— START Information provided —

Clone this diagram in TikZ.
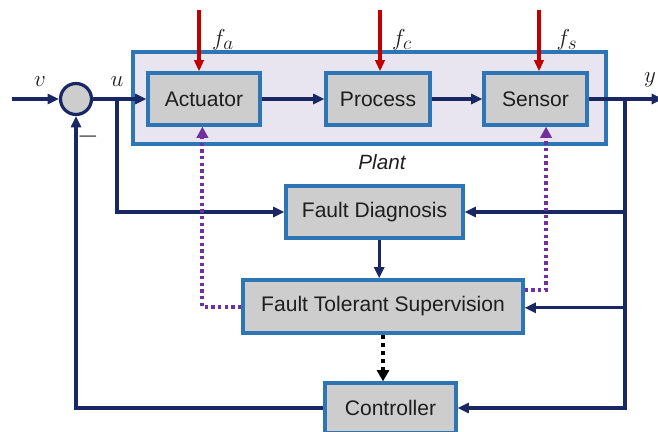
\documentclass[tikz,border=0pt]{standalone}
\usepackage{fontspec}
\setmainfont{Liberation Sans}
\usetikzlibrary{arrows.meta,calc}
\definecolor{navy}{RGB}{25,40,100}
\definecolor{bborder}{RGB}{46,117,182}
\definecolor{bfill}{RGB}{206,205,205}
\definecolor{plantfill}{RGB}{232,228,240}
\definecolor{fred}{RGB}{192,0,0}
\definecolor{fpurple}{RGB}{112,48,160}
\definecolor{txt}{RGB}{30,30,30}
\begin{document}
\begin{tikzpicture}[x=0.75pt,y=-0.75pt,
  blk/.style={draw=bborder,fill=bfill,line width=2.4pt,inner sep=0pt,minimum height=39pt,
    text=txt,font=\fontsize{15.8}{18}\selectfont},
  sig/.style={draw=navy,line width=2.3pt},
  arr/.style={sig,-{Triangle[length=8.5pt,width=7.5pt]}},
  flt/.style={draw=fred,line width=2.3pt,-{Triangle[length=8.5pt,width=7pt]}},
  pdot/.style={draw=fpurple,line width=3pt,dash pattern=on 2.6pt off 2.4pt,-{Triangle[length=8.5pt,width=8.5pt]}},
  bdot/.style={draw=black,line width=3.4pt,dash pattern=on 3pt off 3pt,-{Triangle[length=8.5pt,width=9pt]}},
  lbl/.style={font=\fontsize{19}{20}\selectfont,text=txt}]
\useasboundingbox (0,0) rectangle (658,432);
% plant
\node[draw=bborder,fill=plantfill,line width=2.4pt,minimum width=354.75pt,minimum height=69pt,inner sep=0pt] (plant) at (369.5,98) {};
\node[font=\fontsize{15.5}{18}\selectfont\itshape,text=txt] (plantlbl) at (382,162) {Plant};
% blocks
\node[blk,minimum width=84pt] (act) at (204,99) {Actuator};
\node[blk,minimum width=78pt] (proc) at (378,99) {Process};
\node[blk,minimum width=77.25pt] (sen) at (535.5,99) {Sensor};
\node[blk,minimum width=132.75pt] (fd) at (374.5,212) {Fault Diagnosis};
\node[blk,minimum width=210pt,minimum height=39.75pt] (fts) at (383,306.5) {Fault Tolerant Supervision};
\node[blk,minimum width=98.25pt,minimum height=37.5pt] (ctrl) at (390.5,408) {Controller};
% sum
\node[circle,draw=navy,fill=bfill,line width=2.4pt,minimum size=23.25pt,inner sep=0pt] (sum) at (76,99) {};
\node[lbl] (minus) at (88,137) {\fontsize{22}{22}\selectfont$-$};
% labels
\node[lbl] (vl) at (40,82) {$v$};
\node[lbl] (ul) at (117,82) {$u$};
\node[lbl] (yl) at (650,80) {$y$};
\node[lbl] (fal) at (223,40) {$f_a$};
\node[lbl] (fcl) at (402,40) {$f_c$};
\node[lbl] (fsl) at (567,40) {$f_s$};
% fault inputs
\coordinate (fa) at (199,10);
\coordinate (fc) at (380,10);
\coordinate (fs) at (539,10);
\draw[flt] (fa) -- (fa |- act.north);
\draw[flt] (fc) -- (fc |- proc.north);
\draw[flt] (fs) -- (fs |- sen.north);
% main path
\coordinate (vin) at (12,99);
\coordinate (yout) at (663,99);
\coordinate (ub) at (117,99);
\coordinate (yb) at (625,99);
\draw[arr] (vin) -- (sum.west);
\draw[arr] (sum.east) -- (act.west);
\draw[arr] (act.east) -- (proc.west);
\draw[arr] (proc.east) -- (sen.west);
\draw[arr] (sen.east) -- (yout);
\draw[arr] (ub) |- (fd.west);
\draw[arr] (yb) |- (fd.east);
\draw[arr] (yb) |- ([yshift=-1pt]fts.east);
\draw[arr] (yb) |- (ctrl.east);
\draw[arr] (ctrl.west) -| (sum.south);
\draw[arr] ([xshift=3.5pt]fd.south) -- ([xshift=3.5pt]fd.south |- fts.north);
\draw[bdot] (fts.south) -- (fts.south |- ctrl.north);
% purple reconfiguration
\draw[pdot] ([yshift=-0.4pt]fts.west) -| ([xshift=-1.2pt]act.south);
\draw[pdot] ([yshift=12.4pt]fts.east) -| ([xshift=7.9pt]sen.south);
\end{tikzpicture}
\end{document}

— END Information provided —

#### [Exercise prompt]
Without the pictures, retype the whole of the material above exactly.

#### [Written response]
Clone this diagram in TikZ.
\documentclass[tikz,border=0pt]{standalone}
\usepackage{fontspec}
\setmainfont{Liberation Sans}
\usetikzlibrary{arrows.meta,calc}
\definecolor{navy}{RGB}{25,40,100}
\definecolor{bborder}{RGB}{46,117,182}
\definecolor{bfill}{RGB}{206,205,205}
\definecolor{plantfill}{RGB}{232,228,240}
\definecolor{fred}{RGB}{192,0,0}
\definecolor{fpurple}{RGB}{112,48,160}
\definecolor{txt}{RGB}{30,30,30}
\begin{document}
\begin{tikzpicture}[x=0.75pt,y=-0.75pt,
  blk/.style={draw=bborder,fill=bfill,line width=2.4pt,inner sep=0pt,minimum height=39pt,
    text=txt,font=\fontsize{15.8}{18}\selectfont},
  sig/.style={draw=navy,line width=2.3pt},
  arr/.style={sig,-{Triangle[length=8.5pt,width=7.5pt]}},
  flt/.style={draw=fred,line width=2.3pt,-{Triangle[length=8.5pt,width=7pt]}},
  pdot/.style={draw=fpurple,line width=3pt,dash pattern=on 2.6pt off 2.4pt,-{Triangle[length=8.5pt,width=8.5pt]}},
  bdot/.style={draw=black,line width=3.4pt,dash pattern=on 3pt off 3pt,-{Triangle[length=8.5pt,width=9pt]}},
  lbl/.style={font=\fontsize{19}{20}\selectfont,text=txt}]
\useasboundingbox (0,0) rectangle (658,432);
% plant
\node[draw=bborder,fill=plantfill,line width=2.4pt,minimum width=354.75pt,minimum height=69pt,inner sep=0pt] (plant) at (369.5,98) {};
\node[font=\fontsize{15.5}{18}\selectfont\itshape,text=txt] (plantlbl) at (382,162) {Plant};
% blocks
\node[blk,minimum width=84pt] (act) at (204,99) {Actuator};
\node[blk,minimum width=78pt] (proc) at (378,99) {Process};
\node[blk,minimum width=77.25pt] (sen) at (535.5,99) {Sensor};
\node[blk,minimum width=132.75pt] (fd) at (374.5,212) {Fault Diagnosis};
\node[blk,minimum width=210pt,minimum height=39.75pt] (fts) at (383,306.5) {Fault Tolerant Supervision};
\node[blk,minimum width=98.25pt,minimum height=37.5pt] (ctrl) at (390.5,408) {Controller};
% sum
\node[circle,draw=navy,fill=bfill,line width=2.4pt,minimum size=23.25pt,inner sep=0pt] (sum) at (76,99) {};
\node[lbl] (minus) at (88,137) {\fontsize{22}{22}\selectfont$-$};
% labels
\node[lbl] (vl) at (40,82) {$v$};
\node[lbl] (ul) at (117,82) {$u$};
\node[lbl] (yl) at (650,80) {$y$};
\node[lbl] (fal) at (223,40) {$f_a$};
\node[lbl] (fcl) at (402,40) {$f_c$};
\node[lbl] (fsl) at (567,40) {$f_s$};
% fault inputs
\coordinate (fa) at (199,10);
\coordinate (fc) at (380,10);
\coordinate (fs) at (539,10);
\draw[flt] (fa) -- (fa |- act.north);
\draw[flt] (fc) -- (fc |- proc.north);
\draw[flt] (fs) -- (fs |- sen.north);
% main path
\coordinate (vin) at (12,99);
\coordinate (yout) at (663,99);
\coordinate (ub) at (117,99);
\coordinate (yb) at (625,99);
\draw[arr] (vin) -- (sum.west);
\draw[arr] (sum.east) -- (act.west);
\draw[arr] (act.east) -- (proc.west);
\draw[arr] (proc.east) -- (sen.west);
\draw[arr] (sen.east) -- (yout);
\draw[arr] (ub) |- (fd.west);
\draw[arr] (yb) |- (fd.east);
\draw[arr] (yb) |- ([yshift=-1pt]fts.east);
\draw[arr] (yb) |- (ctrl.east);
\draw[arr] (ctrl.west) -| (sum.south);
\draw[arr] ([xshift=3.5pt]fd.south) -- ([xshift=3.5pt]fd.south |- fts.north);
\draw[bdot] (fts.south) -- (fts.south |- ctrl.north);
% purple reconfiguration
\draw[pdot] ([yshift=-0.4pt]fts.west) -| ([xshift=-1.2pt]act.south);
\draw[pdot] ([yshift=12.4pt]fts.east) -| ([xshift=7.9pt]sen.south);
\end{tikzpicture}
\end{document}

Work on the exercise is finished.